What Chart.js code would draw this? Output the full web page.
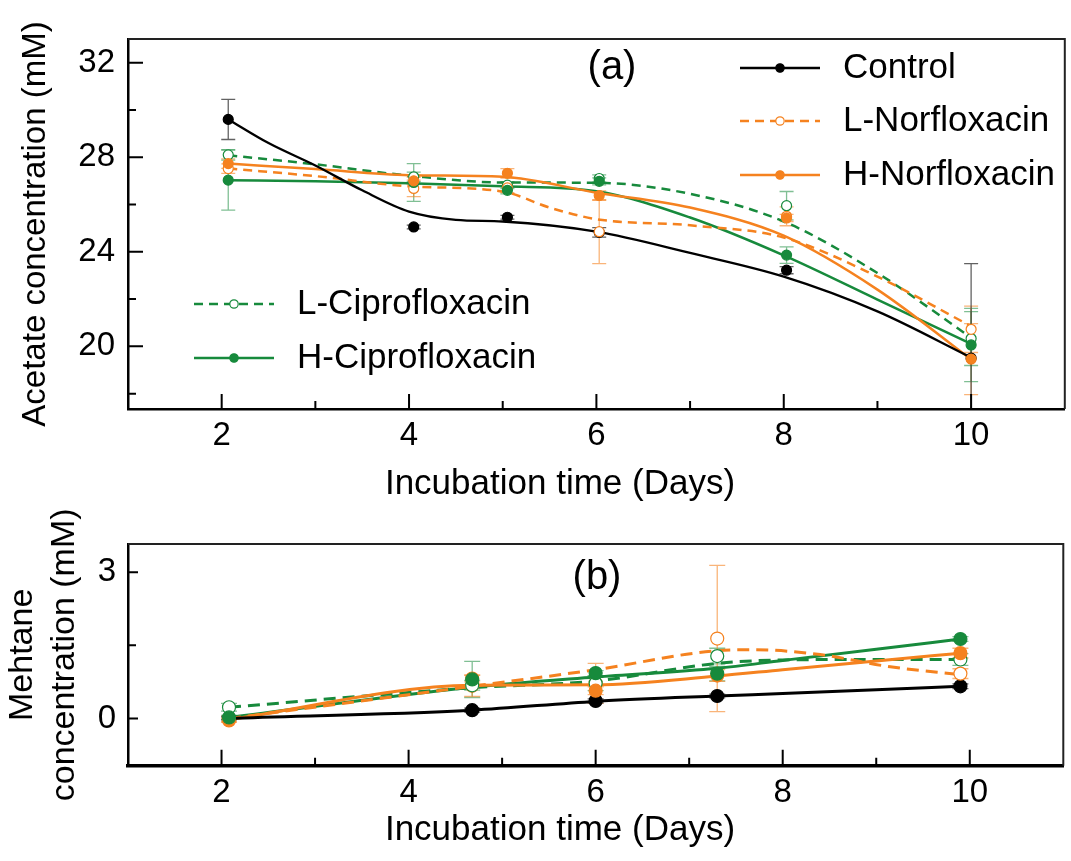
<!DOCTYPE html>
<html>
<head>
<meta charset="utf-8">
<script src="https://cdn.jsdelivr.net/npm/chart.js@4.4.0/dist/chart.umd.min.js"></script>
<style>
  html, body { margin: 0; padding: 0; background: #fff; }
  #wrapA { position: absolute; left: 0; top: 0; width: 1071px; height: 520px; }
  #wrapB { position: absolute; left: 0; top: 490px; width: 1071px; height: 371px; }
</style>
</head>
<body>
<div id="wrapA"><canvas id="chartA"></canvas></div>
<div id="wrapB"><canvas id="chartB"></canvas></div>
<script>
// ---------------- Panel (a): acetate ----------------
const daysA = [2.07, 4.05, 5.05, 6.03, 8.03, 10.0];
const acetateControl    = [29.6, 25.05, 25.46, 24.82, 23.22, 19.5];
const acetateControlErr = [0.85, 0.08, 0.08, 0.2, 0.15, 4.0];
const acetateLNor       = [27.52, 26.68, 26.7, 24.85, 25.5, 20.72];
const acetateLNorErr    = [0.2, 0.35, 0.2, 1.35, 0.4, 0.98];
const acetateHNor       = [27.73, 27.0, 27.32, 26.38, 25.43, 19.46];
const acetateHNorErr    = [0.2, 0.15, 0.2, 0.2, 0.15, 1.5];
const acetateLCip       = [28.1, 27.17, 26.82, 27.1, 25.95, 20.33];
const acetateLCipErr    = [0.22, 0.2, 0.15, 0.15, 0.6, 1.14];
const acetateHCip       = [27.03, 26.93, 26.6, 26.98, 23.86, 20.06];
const acetateHCipErr    = [1.27, 0.8, 0.15, 0.15, 0.35, 1.55];

// fitted curves
const controlCurveXA = [2.07, 2.5, 3, 3.5, 4, 4.5, 5, 6, 7, 8, 9, 10];
const controlCurveA  = [29.6, 28.6, 27.65, 26.6, 25.7, 25.35, 25.28, 24.85, 23.95, 22.95, 21.48, 19.53];
const lNorCurveXA    = [2.07, 3, 4, 5, 5.5, 6, 7, 8, 9, 10];
const lNorCurveA     = [27.52, 27.2, 26.77, 26.55, 25.87, 25.38, 25.12, 24.6, 22.95, 20.85];
const curveXA        = [2.07, 3, 4, 5, 6, 7, 8, 9, 10];
const hNorCurveA     = [27.73, 27.5, 27.24, 27.17, 26.5, 25.87, 24.68, 22.4, 19.45];
const lCipCurveA     = [28.08, 27.7, 27.22, 26.93, 26.92, 26.45, 25.28, 23.1, 20.37];
const hCipCurveA     = [27.03, 26.98, 26.9, 26.77, 26.56, 25.45, 23.85, 21.98, 20.1];

const xTicksA = [2, 3, 4, 5, 6, 7, 8, 9, 10];
const xMajorA = [2, 4, 6, 8, 10];
const yTicksA = [18, 20, 22, 24, 26, 28, 30, 32];
const yMajorA = [20, 24, 28, 32];

// ---------------- Panel (b): methane ----------------
const daysB = [2.08, 4.68, 6.0, 7.3, 9.9];
const methaneControl    = [0.0, 0.17, 0.36, 0.46, 0.66];
const methaneControlErr = [0.03, 0.04, 0.04, 0.04, 0.05];
const methaneLNor       = [-0.01, 0.67, 0.72, 1.64, 0.92];
const methaneLNorErr    = [0.05, 0.22, 0.41, 1.5, 0.1];
const methaneHNor       = [-0.04, 0.82, 0.57, 0.88, 1.34];
const methaneHNorErr    = [0.04, 0.07, 0.08, 0.12, 0.1];
const methaneLCip       = [0.23, 0.68, 0.72, 1.28, 1.21];
const methaneLCipErr    = [0.08, 0.1, 0.15, 0.16, 0.12];
const methaneHCip       = [0.02, 0.8, 0.93, 0.92, 1.63];
const methaneHCipErr    = [0.04, 0.37, 0.05, 0.15, 0.05];

const curveXB       = [2.08, 4.68, 6.0, 7.3, 8.0, 9.0, 9.9];
const controlCurveB = [0.0, 0.17, 0.35, 0.46, 0.51, 0.59, 0.66];
const hCipCurveB    = [0.02, 0.64, 0.85, 1.03, 1.19, 1.42, 1.63];
const hNorCurveB    = [-0.02, 0.68, 0.69, 0.87, 1.0, 1.18, 1.34];
const lCipCurveB    = [0.23, 0.63, 0.77, 1.13, 1.2, 1.21, 1.21];
const lNorCurveXB   = [2.08, 4.68, 6.0, 7.3, 7.7, 8.4, 9.15, 9.9];
const lNorCurveB    = [0.0, 0.66, 1.0, 1.39, 1.41, 1.31, 1.06, 0.9];

const xTicksB = [2, 3, 4, 5, 6, 7, 8, 9, 10];
const xMajorB = [2, 4, 6, 8, 10];
const yTicksB = [0, 1.5, 3];
const yMajorB = [0, 3];

const seriesNames = ['Control', 'L-Norfloxacin', 'H-Norfloxacin', 'L-Ciprofloxacin', 'H-Ciprofloxacin'];

// ---------------- styling ----------------
const BLACK = '#000000';
const ORANGE = '#f5821f';
const GREEN = '#178a3c';
const ERR_BLACK = 'rgba(70,70,70,0.85)';
const ERR_ORANGE = 'rgba(245,130,31,0.6)';
const ERR_GREEN = 'rgba(23,138,60,0.55)';
const FONT = "'Liberation Sans', Arial, Helvetica, sans-serif";

Chart.defaults.font.family = FONT;
Chart.defaults.color = '#000';

const xy = (xs, ys) => xs.map((x, i) => ({ x: x, y: ys[i] }));

function markerSet(label, xs, ys, errs, color, errColor, open, radius) {
  return {
    type: 'scatter', label: label, data: xy(xs, ys),
    errorBars: errs, errorColor: errColor,
    showLine: false, pointRadius: radius, pointHoverRadius: radius,
    pointBackgroundColor: open ? '#ffffff' : color,
    pointBorderColor: color, pointBorderWidth: 1.2, order: 0
  };
}
function curveSet(label, xs, ys, color, dash, width) {
  return {
    type: 'line', label: label + ' fit', data: xy(xs, ys),
    borderColor: color, borderWidth: width, borderDash: dash,
    pointRadius: 0, pointHoverRadius: 0, fill: false,
    cubicInterpolationMode: 'monotone', order: 1
  };
}

const decor = {
  id: 'decor',
  beforeDatasetsDraw(chart, args, o) {
    const ctx = chart.ctx, ca = chart.chartArea;
    const xs = chart.scales.x, ys = chart.scales.y;
    ctx.save();
    ctx.beginPath();
    ctx.rect(ca.left, ca.top, ca.right - ca.left, ca.bottom - ca.top);
    ctx.clip();
    chart.data.datasets.forEach(ds => {
      if (!ds.errorBars) return;
      ctx.strokeStyle = ds.errorColor;
      ctx.lineWidth = o.errWidth;
      ds.data.forEach((p, j) => {
        const e = ds.errorBars[j];
        const px = xs.getPixelForValue(p.x);
        const t = ys.getPixelForValue(p.y + e);
        const b = ys.getPixelForValue(p.y - e);
        ctx.beginPath();
        ctx.moveTo(px, t); ctx.lineTo(px, b);
        ctx.moveTo(px - o.cap, t); ctx.lineTo(px + o.cap, t);
        ctx.moveTo(px - o.cap, b); ctx.lineTo(px + o.cap, b);
        ctx.stroke();
      });
    });
    ctx.restore();
  },
  afterDraw(chart, args, o) {
    const ctx = chart.ctx, ca = chart.chartArea;
    ctx.save();
    // frame: top and right
    ctx.strokeStyle = '#222';
    ctx.lineWidth = o.frameWidth;
    ctx.beginPath();
    ctx.moveTo(ca.left, ca.top); ctx.lineTo(ca.right, ca.top); ctx.lineTo(ca.right, ca.bottom);
    ctx.stroke();
    // inward ticks
    ctx.strokeStyle = '#000';
    ctx.lineWidth = 2;
    const xs = chart.scales.x, ys = chart.scales.y;
    ctx.beginPath();
    xs.ticks.forEach(t => {
      const len = (t.label !== '' && t.label != null) ? o.majorLen : o.minorLen;
      const p = xs.getPixelForValue(t.value);
      ctx.moveTo(p, ca.bottom); ctx.lineTo(p, ca.bottom - len);
    });
    ys.ticks.forEach(t => {
      const len = (t.label !== '' && t.label != null) ? o.yMajorLen : o.yMinorLen;
      const p = ys.getPixelForValue(t.value);
      ctx.moveTo(ca.left, p); ctx.lineTo(ca.left + len, p);
    });
    ctx.stroke();
    // legend entries
    (o.legend || []).forEach(it => {
      ctx.strokeStyle = it.color;
      ctx.lineWidth = 2.5;
      ctx.setLineDash(it.dash);
      ctx.beginPath();
      ctx.moveTo(it.x, it.y); ctx.lineTo(it.x + 80, it.y);
      ctx.stroke();
      ctx.setLineDash([]);
      ctx.beginPath();
      ctx.arc(it.x + 40, it.y, 4.2, 0, Math.PI * 2);
      ctx.fillStyle = it.open ? '#fff' : it.color;
      ctx.fill();
      ctx.lineWidth = 1.2;
      ctx.stroke();
      ctx.fillStyle = '#000';
      ctx.font = '35px ' + FONT;
      ctx.textAlign = 'left';
      ctx.textBaseline = 'middle';
      ctx.fillText(it.text, it.x + 103, it.y);
    });
    // panel label
    ctx.fillStyle = '#000';
    ctx.font = '40px ' + FONT;
    ctx.textAlign = 'center';
    ctx.textBaseline = 'middle';
    ctx.fillText(o.panel.text, o.panel.x, o.panel.y);
    // x axis title
    ctx.font = '35px ' + FONT;
    ctx.fillText(o.xTitle.text, o.xTitle.x, o.xTitle.y);
    ctx.restore();
  }
};

function baseScales(xTicks, xMajor, yTicks, yMajor, yMin, yMax, yWidth, xHeight, xBorder, yTitle, yTitlePad, yTitleFont, yTickPad) {
  return {
    x: {
      type: 'linear', min: 1, max: 11,
      afterBuildTicks: s => { s.ticks = xTicks.map(v => ({ value: v })); },
      ticks: {
        callback: v => (xMajor.includes(v) ? String(v) : ''),
        font: { size: 33 }, color: '#000', padding: 7.5,
        autoSkip: false, maxRotation: 0, minRotation: 0
      },
      grid: { display: false, drawTicks: false },
      border: { display: true, color: '#000', width: xBorder },
      afterFit: s => { s.height = xHeight; }
    },
    y: {
      type: 'linear', min: yMin, max: yMax,
      afterBuildTicks: s => { s.ticks = yTicks.map(v => ({ value: v })); },
      ticks: {
        callback: v => (yMajor.includes(v) ? String(v) : ''),
        font: { size: 33 }, color: '#000', padding: yTickPad, autoSkip: false
      },
      grid: { display: false, drawTicks: false },
      border: { display: true, color: '#000', width: 2.5 },
      title: {
        display: true, text: yTitle, color: '#000',
        font: { size: yTitleFont, lineHeight: 1.25 },
        padding: { top: yTitlePad, bottom: 0 }
      },
      afterFit: s => { s.width = yWidth; }
    }
  };
}

// ---------------- Chart (a) ----------------
new Chart(document.getElementById('chartA'), {
  data: {
    datasets: [
      markerSet(seriesNames[2], daysA, acetateHNor, acetateHNorErr, ORANGE, ERR_ORANGE, false, 5),
      markerSet(seriesNames[4], daysA, acetateHCip, acetateHCipErr, GREEN, ERR_GREEN, false, 5),
      markerSet(seriesNames[1], daysA, acetateLNor, acetateLNorErr, ORANGE, ERR_ORANGE, true, 5),
      markerSet(seriesNames[3], daysA, acetateLCip, acetateLCipErr, GREEN, ERR_GREEN, true, 5),
      markerSet(seriesNames[0], daysA, acetateControl, acetateControlErr, BLACK, ERR_BLACK, false, 5),
      curveSet(seriesNames[0], controlCurveXA, controlCurveA, BLACK, [], 2.3),
      curveSet(seriesNames[1], lNorCurveXA, lNorCurveA, ORANGE, [9, 6], 2.5),
      curveSet(seriesNames[2], curveXA, hNorCurveA, ORANGE, [], 2.5),
      curveSet(seriesNames[3], curveXA, lCipCurveA, GREEN, [9, 6], 2.5),
      curveSet(seriesNames[4], curveXA, hCipCurveA, GREEN, [], 2.5)
    ]
  },
  options: {
    responsive: true, maintainAspectRatio: false, animation: false, events: [],
    layout: { padding: { left: 0, right: 2, top: 39, bottom: 0 } },
    scales: baseScales(xTicksA, xMajorA, yTicksA, yMajorA, 17.35, 33, 128, 111, 2.5,
                       'Acetate concentration (mM)', 15, 33, 13),
    plugins: {
      legend: { display: false },
      tooltip: { enabled: false },
      decor: {
        errWidth: 1.3, cap: 7, frameWidth: 2,
        majorLen: 15, minorLen: 8, yMajorLen: 15, yMinorLen: 8,
        panel: { text: '(a)', x: 612, y: 68 },
        xTitle: { text: 'Incubation time (Days)', x: 560, y: 484 },
        legend: [
          { text: seriesNames[0], color: BLACK, dash: [], open: false, x: 740, y: 68 },
          { text: seriesNames[1], color: ORANGE, dash: [9, 6], open: true, x: 740, y: 121 },
          { text: seriesNames[2], color: ORANGE, dash: [], open: false, x: 740, y: 175 },
          { text: seriesNames[3], color: GREEN, dash: [9, 6], open: true, x: 194, y: 304 },
          { text: seriesNames[4], color: GREEN, dash: [], open: false, x: 194, y: 358 }
        ]
      }
    }
  },
  plugins: [decor]
});

// ---------------- Chart (b) ----------------
new Chart(document.getElementById('chartB'), {
  data: {
    datasets: [
      markerSet(seriesNames[4], daysB, methaneHCip, methaneHCipErr, GREEN, ERR_GREEN, false, 6.5),
      markerSet(seriesNames[2], daysB, methaneHNor, methaneHNorErr, ORANGE, ERR_ORANGE, false, 6.5),
      markerSet(seriesNames[3], daysB, methaneLCip, methaneLCipErr, GREEN, ERR_GREEN, true, 6.5),
      markerSet(seriesNames[1], daysB, methaneLNor, methaneLNorErr, ORANGE, ERR_ORANGE, true, 6.5),
      markerSet(seriesNames[0], daysB, methaneControl, methaneControlErr, BLACK, ERR_BLACK, false, 6.5),
      curveSet(seriesNames[0], curveXB, controlCurveB, BLACK, [], 3),
      curveSet(seriesNames[1], lNorCurveXB, lNorCurveB, ORANGE, [12, 7], 3),
      curveSet(seriesNames[2], curveXB, hNorCurveB, ORANGE, [], 3),
      curveSet(seriesNames[3], curveXB, lCipCurveB, GREEN, [12, 7], 3),
      curveSet(seriesNames[4], curveXB, hCipCurveB, GREEN, [], 3)
    ]
  },
  options: {
    responsive: true, maintainAspectRatio: false, animation: false, events: [],
    layout: { padding: { left: 0, right: 4, top: 54, bottom: 0 } },
    scales: baseScales(xTicksB, xMajorB, yTicksB, yMajorB, -0.97, 3.58, 128, 95.3, 3.5,
                       ['Mehtane', 'concentration (mM)'], 1, 34, 12),
    plugins: {
      legend: { display: false },
      tooltip: { enabled: false },
      decor: {
        errWidth: 1.3, cap: 8, frameWidth: 2,
        majorLen: 16, minorLen: 8, yMajorLen: 10, yMinorLen: 8,
        panel: { text: '(b)', x: 597, y: 88 },
        xTitle: { text: 'Incubation time (Days)', x: 560, y: 340 },
        legend: []
      }
    }
  },
  plugins: [decor]
});
</script>
</body>
</html>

■ **Task**
Print, exactly as written, the lines above from the first one to the one containing "0.15, 0.35, 1.55];". Leave out pictures.

■ **Response to this exercise**
What Chart.js code would draw this? Output the full web page.
<!DOCTYPE html>
<html>
<head>
<meta charset="utf-8">
<script src="https://cdn.jsdelivr.net/npm/chart.js@4.4.0/dist/chart.umd.min.js"></script>
<style>
  html, body { margin: 0; padding: 0; background: #fff; }
  #wrapA { position: absolute; left: 0; top: 0; width: 1071px; height: 520px; }
  #wrapB { position: absolute; left: 0; top: 490px; width: 1071px; height: 371px; }
</style>
</head>
<body>
<div id="wrapA"><canvas id="chartA"></canvas></div>
<div id="wrapB"><canvas id="chartB"></canvas></div>
<script>
// ---------------- Panel (a): acetate ----------------
const daysA = [2.07, 4.05, 5.05, 6.03, 8.03, 10.0];
const acetateControl    = [29.6, 25.05, 25.46, 24.82, 23.22, 19.5];
const acetateControlErr = [0.85, 0.08, 0.08, 0.2, 0.15, 4.0];
const acetateLNor       = [27.52, 26.68, 26.7, 24.85, 25.5, 20.72];
const acetateLNorErr    = [0.2, 0.35, 0.2, 1.35, 0.4, 0.98];
const acetateHNor       = [27.73, 27.0, 27.32, 26.38, 25.43, 19.46];
const acetateHNorErr    = [0.2, 0.15, 0.2, 0.2, 0.15, 1.5];
const acetateLCip       = [28.1, 27.17, 26.82, 27.1, 25.95, 20.33];
const acetateLCipErr    = [0.22, 0.2, 0.15, 0.15, 0.6, 1.14];
const acetateHCip       = [27.03, 26.93, 26.6, 26.98, 23.86, 20.06];
const acetateHCipErr    = [1.27, 0.8, 0.15, 0.15, 0.35, 1.55];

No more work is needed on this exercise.